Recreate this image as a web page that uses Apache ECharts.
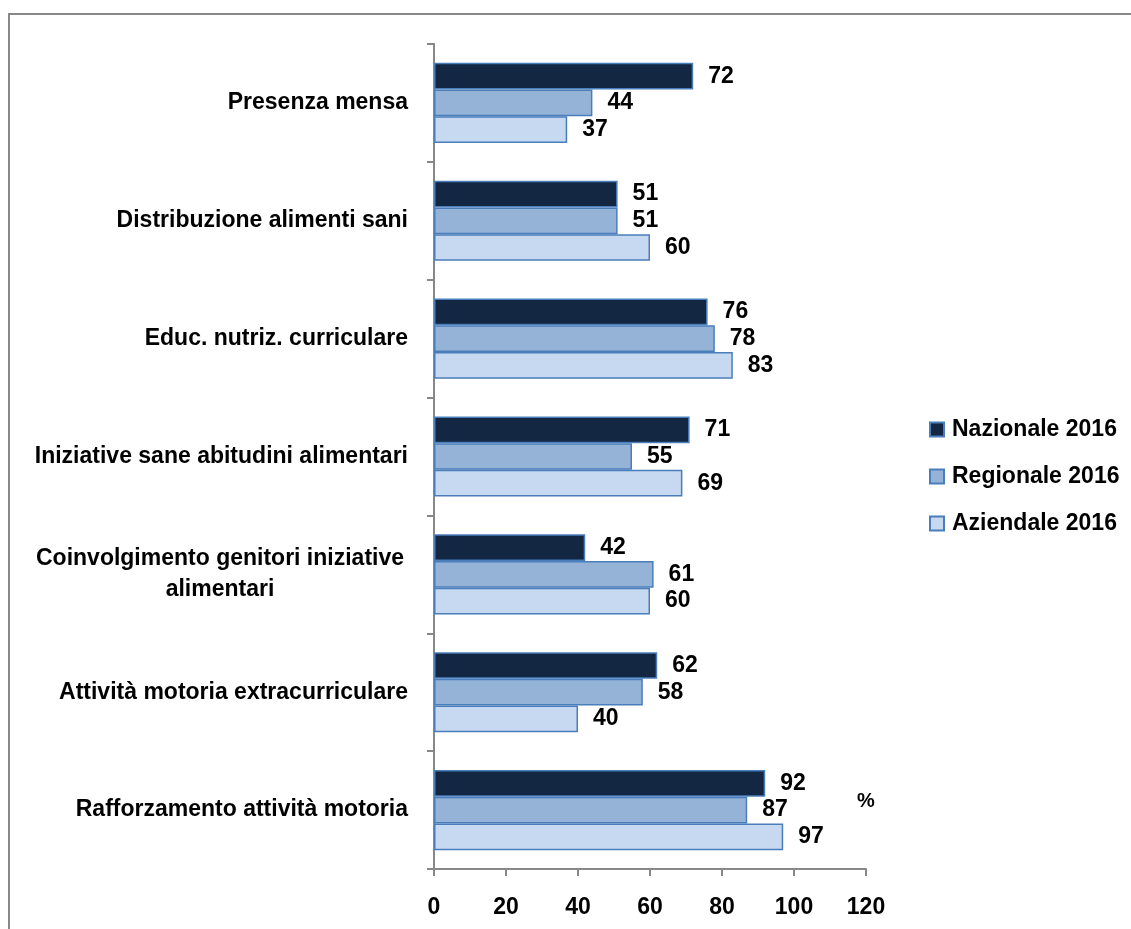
<!DOCTYPE html>
<html>
<head>
<meta charset="utf-8">
<script src="https://cdn.jsdelivr.net/npm/echarts@6/dist/echarts.min.js"></script>
<style>
  html, body { margin: 0; padding: 0; background: #fff; }
  #chart { width: 1131px; height: 929px; }
</style>
</head>
<body>
<div id="chart"></div>
<script>
var categories = [
  'Presenza mensa',
  'Distribuzione alimenti sani',
  'Educ. nutriz. curriculare',
  'Iniziative sane abitudini alimentari',
  'Coinvolgimento genitori iniziative\nalimentari',
  'Attività motoria extracurriculare',
  'Rafforzamento attività motoria'
];
var nazionale = [72, 51, 76, 71, 42, 62, 92];
var regionale = [44, 51, 78, 55, 61, 58, 87];
var aziendale = [37, 60, 83, 69, 60, 40, 97];
var xTicks = [0, 20, 40, 60, 80, 100, 120];

var font = '"Liberation Sans", Arial, sans-serif';
var chart = echarts.init(document.getElementById('chart'));

function barSeries(name, data, fill) {
  return {
    name: name,
    type: 'bar',
    data: data,
    barGap: '0%',
    barCategoryGap: '32%',
    itemStyle: { color: fill, borderColor: '#4a7ebb', borderWidth: 1.5 },
    label: {
      show: true,
      position: 'right',
      distance: 15,
      color: '#000',
      fontWeight: 'bold',
      fontSize: 23,
      fontFamily: font
    }
  };
}

chart.setOption({
  animation: false,
  grid: { left: 434, top: 44, right: 265, bottom: 60 },
  legend: {
    orient: 'vertical',
    left: 924,
    top: 413,
    itemWidth: 14,
    itemHeight: 14,
    itemGap: 24,
    icon: 'rect',
    textStyle: { fontSize: 23, fontWeight: 'bold', color: '#000', fontFamily: font, padding: [0, 0, 0, 3] },
    data: ['Nazionale 2016', 'Regionale 2016', 'Aziendale 2016']
  },
  xAxis: {
    type: 'value',
    min: 0,
    max: 120,
    interval: 20,
    axisLine: { show: true, lineStyle: { color: '#888', width: 2 } },
    axisTick: { show: true, length: 7, lineStyle: { color: '#888', width: 2 } },
    splitLine: { show: false },
    axisLabel: {
      margin: 27,
      color: '#000',
      fontWeight: 'bold',
      fontSize: 23,
      fontFamily: font,
      formatter: function (v) { return xTicks.indexOf(v) >= 0 ? String(v) : ''; }
    }
  },
  yAxis: {
    type: 'category',
    inverse: true,
    data: categories,
    axisLine: { show: true, lineStyle: { color: '#888', width: 2 } },
    axisTick: { show: true, length: 7, lineStyle: { color: '#888', width: 2 } },
    axisLabel: {
      margin: 26,
      color: '#000',
      fontWeight: 'bold',
      fontSize: 23,
      fontFamily: font,
      lineHeight: 31,
      formatter: function (v) {
        return v.indexOf('\n') >= 0 ? '{c|' + v.split('\n').join('}\n{c|') + '}' : v;
      },
      rich: {
        c: { width: 376, align: 'center', fontWeight: 'bold', fontSize: 23, fontFamily: font, color: '#000', lineHeight: 31 }
      }
    }
  },
  graphic: [
    {
      type: 'rect',
      shape: { x: 9, y: 14, width: 1140, height: 940 },
      style: { fill: 'none', stroke: '#888', lineWidth: 2 },
      silent: true
    },
    {
      type: 'text',
      left: 857,
      top: 791,
      style: { text: '%', fontSize: 20, fontWeight: 'bold', fill: '#000', fontFamily: font }
    }
  ],
  series: [
    barSeries('Nazionale 2016', nazionale, '#132642'),
    barSeries('Regionale 2016', regionale, '#95b3d7'),
    barSeries('Aziendale 2016', aziendale, '#c6d9f1')
  ]
});
</script>
</body>
</html>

○ ○ ○ ○

* Description of the task: Leave the pictures out and reproduce exactly the lines from the top of the listing above through the line with "var chart = echarts.init(document.getElementById('chart'));".

* Exercise solution:
Recreate this image as a web page that uses Apache ECharts.
<!DOCTYPE html>
<html>
<head>
<meta charset="utf-8">
<script src="https://cdn.jsdelivr.net/npm/echarts@6/dist/echarts.min.js"></script>
<style>
  html, body { margin: 0; padding: 0; background: #fff; }
  #chart { width: 1131px; height: 929px; }
</style>
</head>
<body>
<div id="chart"></div>
<script>
var categories = [
  'Presenza mensa',
  'Distribuzione alimenti sani',
  'Educ. nutriz. curriculare',
  'Iniziative sane abitudini alimentari',
  'Coinvolgimento genitori iniziative\nalimentari',
  'Attività motoria extracurriculare',
  'Rafforzamento attività motoria'
];
var nazionale = [72, 51, 76, 71, 42, 62, 92];
var regionale = [44, 51, 78, 55, 61, 58, 87];
var aziendale = [37, 60, 83, 69, 60, 40, 97];
var xTicks = [0, 20, 40, 60, 80, 100, 120];

var font = '"Liberation Sans", Arial, sans-serif';
var chart = echarts.init(document.getElementById('chart'));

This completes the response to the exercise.